Para comprender los orígenes de estas violencias, alimentadas en gran medida por el crimen organizado que se nutre de jóvenes ávidos de aventura, reconocimiento, dinero, poder y un lugar en la historia, debería pensarse en cómo fue conformado el barrio. Tal vez al tener en cuenta que sus moradores llegaron de disímiles zonas de las llamadas invasiones del nororiente caleño en los últimos diez años, rompiendo sus tejidos sociales previos, irrespetando sus procesos y obligándolos a un nuevo estilo de vida, también se pueda comprender que aquí realmente el remedio fue más grave que la enfermedad.

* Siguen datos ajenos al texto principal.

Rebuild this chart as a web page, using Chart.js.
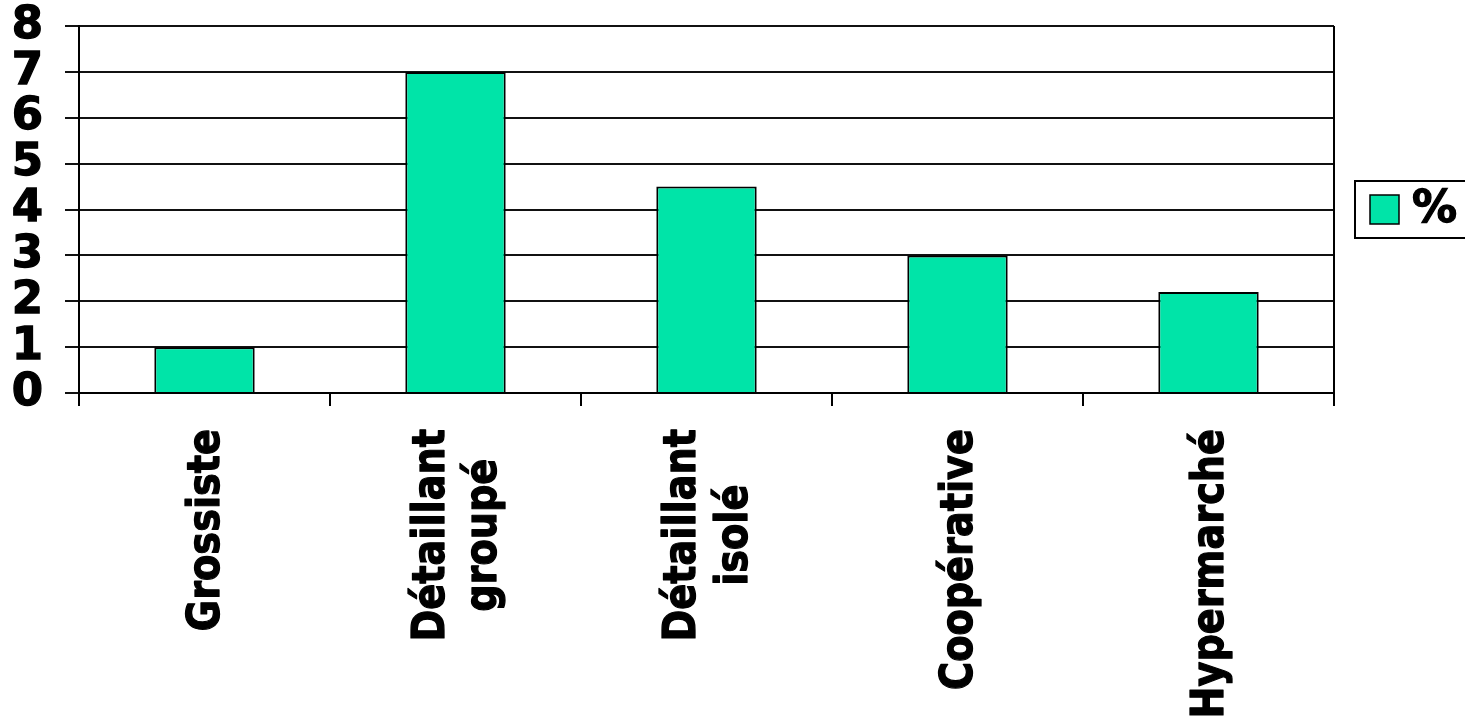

Se resolvió un problema: acabar con zonas de asentamiento, muchas de las cuales se han vuelto a poblar, pero se avivaron otros: más violencias y más pobreza estructural, inequidad que da cuenta de nuevos daños ambientales creados socialmente. Este desastre social-ambiental, no es natural, sino social. Y los creadores pasaron por universidades. En su diseño confluyeron arquitectos, ingenieros, administradores, trabajadores sociales, pero sobre todo, empresarios de la construcción ávidos de poder y dinero –como los jóvenes-, que sacan de la manga proyectos urbanísticos como conejos del sombrero del mago. No me cabe en la cabeza cuál fue el debate que dieron estos profesionales para definir que una casa de interés social puede ser de 36 metros cuadrados. ¿Pasarían por clases de constitución y ética? ¿Sabrán de derechos y deberes? ¿Qué pensarán de la dignidad humana? ¿Pasaría por sus cabezas que esas personas confinadas en Potrero grande, podrían vivir en las urbanizaciones del sur de la ciudad? O ¿creerán que los pobres no son dignos de vivir en el sur de la ciudad? ¿Racismo? ¿Clasismo? Y me sigo preguntando: ¿Quiénes son los clientes de tal cantidad de proyectos arquitectónicos que se erigen al sur de la ciudad? Si la llamada clase media no crece tanto como toda esta gran cantidad de pobres del nororiente y de las laderas, entonces,  ¿Quiénes están habitando todos estos conjuntos habitacionales que tienen el doble o el triple del tamaño de las casas de la comuna 21 de Cali, mientras allá, se devanan los sesos pensando cómo acomodar una familia extensa en ese pedacito de casa? Todas esas fracturas sobre lo que considero un problema ambiental, me indican que hay una nueva ruptura entre Universidad y sociedad. ¿Cómo juntar las partes?